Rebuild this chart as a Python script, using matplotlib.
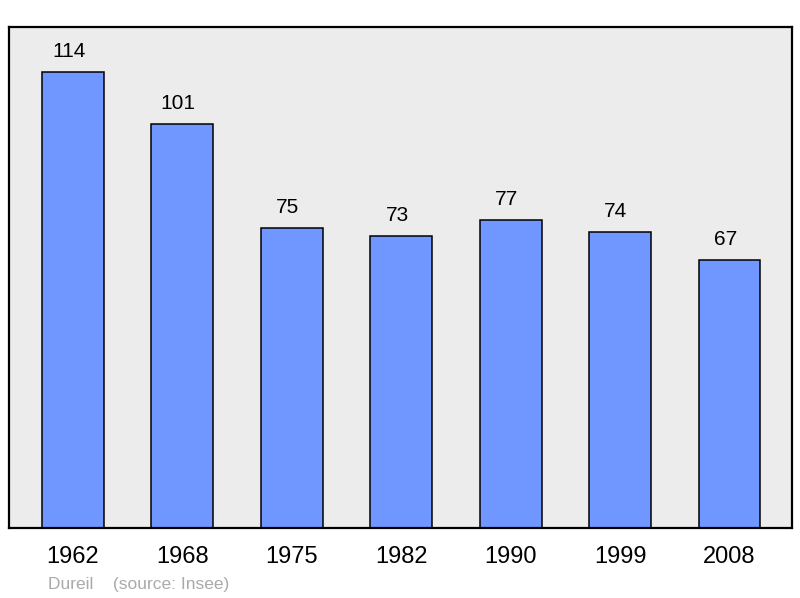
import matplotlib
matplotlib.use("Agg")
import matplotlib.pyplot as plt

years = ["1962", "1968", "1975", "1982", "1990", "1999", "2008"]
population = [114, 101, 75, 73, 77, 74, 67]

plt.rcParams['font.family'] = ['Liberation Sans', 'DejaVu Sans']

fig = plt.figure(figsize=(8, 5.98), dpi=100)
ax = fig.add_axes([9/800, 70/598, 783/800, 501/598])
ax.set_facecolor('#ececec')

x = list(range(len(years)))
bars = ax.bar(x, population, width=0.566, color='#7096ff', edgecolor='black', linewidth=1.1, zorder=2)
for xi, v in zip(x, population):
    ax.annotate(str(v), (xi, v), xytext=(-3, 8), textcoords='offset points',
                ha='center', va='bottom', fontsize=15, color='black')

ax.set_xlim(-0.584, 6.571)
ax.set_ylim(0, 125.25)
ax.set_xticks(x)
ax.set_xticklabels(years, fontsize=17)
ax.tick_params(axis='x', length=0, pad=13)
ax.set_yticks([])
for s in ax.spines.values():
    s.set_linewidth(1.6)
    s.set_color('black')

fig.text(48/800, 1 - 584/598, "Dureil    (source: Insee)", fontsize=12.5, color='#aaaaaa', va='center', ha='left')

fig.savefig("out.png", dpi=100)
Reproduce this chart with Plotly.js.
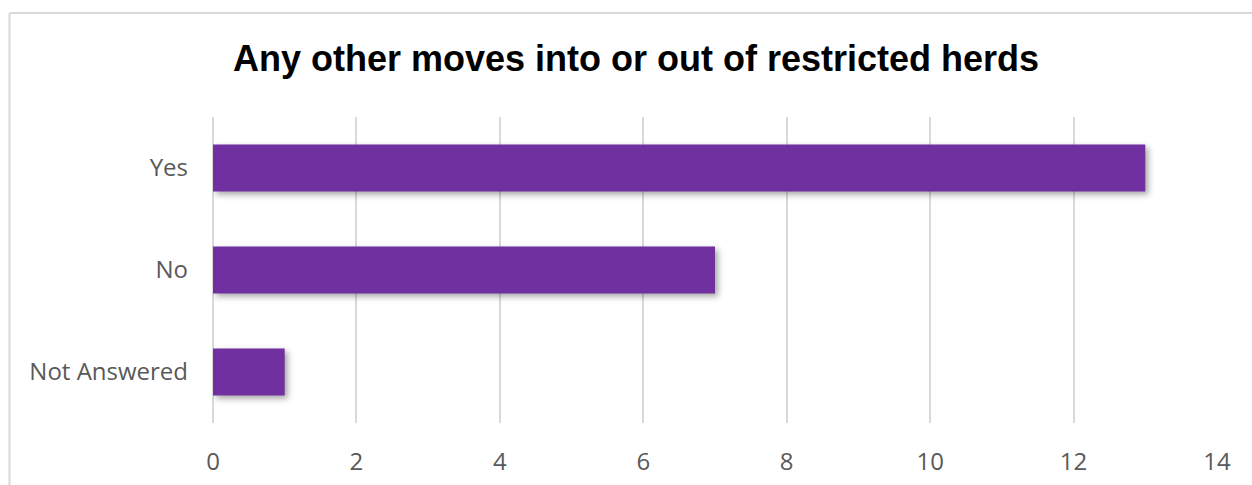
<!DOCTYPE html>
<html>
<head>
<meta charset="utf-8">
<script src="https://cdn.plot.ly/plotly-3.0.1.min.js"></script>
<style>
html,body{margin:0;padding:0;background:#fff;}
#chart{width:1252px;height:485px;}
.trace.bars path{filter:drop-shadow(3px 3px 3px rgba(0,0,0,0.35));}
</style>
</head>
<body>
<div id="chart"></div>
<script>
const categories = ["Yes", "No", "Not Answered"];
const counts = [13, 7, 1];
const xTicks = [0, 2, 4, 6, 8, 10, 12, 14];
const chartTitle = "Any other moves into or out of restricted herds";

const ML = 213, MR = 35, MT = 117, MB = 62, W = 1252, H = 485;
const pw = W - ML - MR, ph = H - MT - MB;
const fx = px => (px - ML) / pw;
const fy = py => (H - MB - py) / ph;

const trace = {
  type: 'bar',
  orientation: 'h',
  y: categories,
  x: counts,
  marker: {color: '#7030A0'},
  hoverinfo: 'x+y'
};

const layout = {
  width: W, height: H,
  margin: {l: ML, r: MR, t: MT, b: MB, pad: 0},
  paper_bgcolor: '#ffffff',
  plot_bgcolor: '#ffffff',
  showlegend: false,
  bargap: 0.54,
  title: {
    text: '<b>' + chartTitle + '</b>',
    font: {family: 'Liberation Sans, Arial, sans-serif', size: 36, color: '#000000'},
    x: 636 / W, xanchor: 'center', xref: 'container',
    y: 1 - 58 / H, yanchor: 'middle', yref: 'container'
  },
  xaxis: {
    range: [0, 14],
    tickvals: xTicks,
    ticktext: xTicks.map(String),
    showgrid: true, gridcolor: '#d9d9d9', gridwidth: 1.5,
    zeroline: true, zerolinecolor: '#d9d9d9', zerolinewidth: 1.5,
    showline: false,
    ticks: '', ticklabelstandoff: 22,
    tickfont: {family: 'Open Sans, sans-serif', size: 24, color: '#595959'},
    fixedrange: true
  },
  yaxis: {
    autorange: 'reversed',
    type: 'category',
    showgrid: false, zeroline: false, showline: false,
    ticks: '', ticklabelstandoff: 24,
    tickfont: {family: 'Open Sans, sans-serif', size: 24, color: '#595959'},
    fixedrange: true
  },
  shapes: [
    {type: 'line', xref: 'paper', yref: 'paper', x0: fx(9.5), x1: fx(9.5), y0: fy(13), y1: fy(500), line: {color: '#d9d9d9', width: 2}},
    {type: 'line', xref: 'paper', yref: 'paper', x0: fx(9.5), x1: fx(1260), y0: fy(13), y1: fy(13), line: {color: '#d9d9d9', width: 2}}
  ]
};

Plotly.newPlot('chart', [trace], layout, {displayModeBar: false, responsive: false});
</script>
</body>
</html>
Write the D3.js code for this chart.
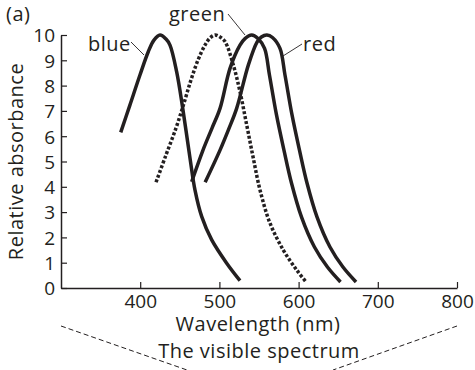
+---+
WRITTEN EXERCISE:
Out of the records, collect only those lines that contain the string "this".

WORKED SOLUTION:
Rebuild this chart as a Python script, using matplotlib.
Reproduce this chart with Plotly.js.
Write the D3.js code for this chart.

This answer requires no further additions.